With the pending lead-free legislation impacting PCB manufacturing on a global scale, the immersion silver process is rapidly gaining popularity as the lead-free surface finish of choice. While ENIG presently has a larger market share, over the past 12 months more immersion silver process lines have been installed in PCB facilities than any other finish. Immersion silver has a controlled thickness of 5-12 micro inches and a shelf life of at least 12 months. Silver is compatible with most assembly processes, is cost advantageous, and with its increased popularity, is becoming more commonly available.
Downloadable Resource Document - Immersion Silver (PDF format)
The ENIG finish has historically been the best fine pitch (flat) surface and lead-free option world-wide. Benefits to this surface finish are; long-term experience/knowledge of the product and excellent shelf life. The typical Nickel thickness is 75 micro inches and 3-5 micro inches of gold. Disadvantages include; limited availability, higher cost and this being the only surface finish that requires a two-part process. Also, if the process is not controlled, quality issues such as "Black Pad" may occur.
The immersion tin process has also been historically popular. It provides a consistently flat surface approximately 20-40 micro inches in thickness. This finish solders well, and is cost advantageous. However, finished PCBs have a limited shelf life and should be used within 3-6 months. Many PCB manufacturers around the world have this process in place.
Downloadable Resource Document - Immersion Tin (PDF format)
OSP's have been around since the 1970's. It is widely believed that IBM was the first major corporation to give this finish credibility. The thickness of the OSP finish is almost unmeasurable (angstoms). The original formulas had a short shelf life of 3-6 months and could only withstand one or two heat cycles. By today's standards, this would be considered applicable only for lower technologies. The latest OSP formulas are far more robust and are designed for lead-free assembly. They can handle multiple heat cycles and have a one year shelf life.
Downloadable Resource Document - OSP (PDF format)

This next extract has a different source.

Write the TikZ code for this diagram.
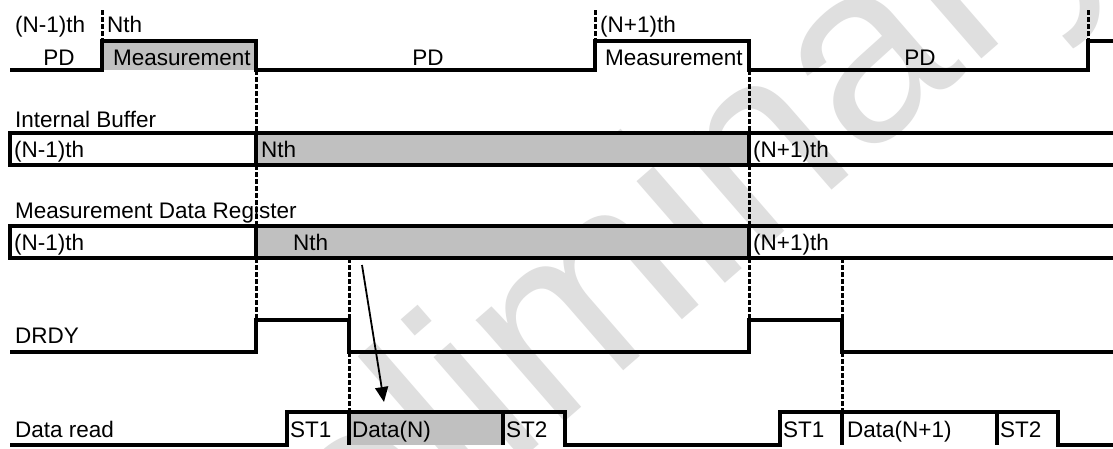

The 63/37 tin lead solder has been the industry-standard since the inception of the original circuit board. If lead-free is not a concern, HASL is a very cost effective, reliable surface finish utilized in the manufacturing of lower technology PCBs. The HASL process can add stress to high layer circuit boards which can cause long-term reliability issues. This added stress, along with uneven solder height on dense SMT or BGA pads, are good reasons to replace HASL. Inevitably, tighter design criteria, advancing technologies, and/or environmental legislation will force the replacement of HASL. There are lead free alloys which can replace the conventional 63Sn / 37Pb solder in this process, but there are still capability limitations that exist within this process.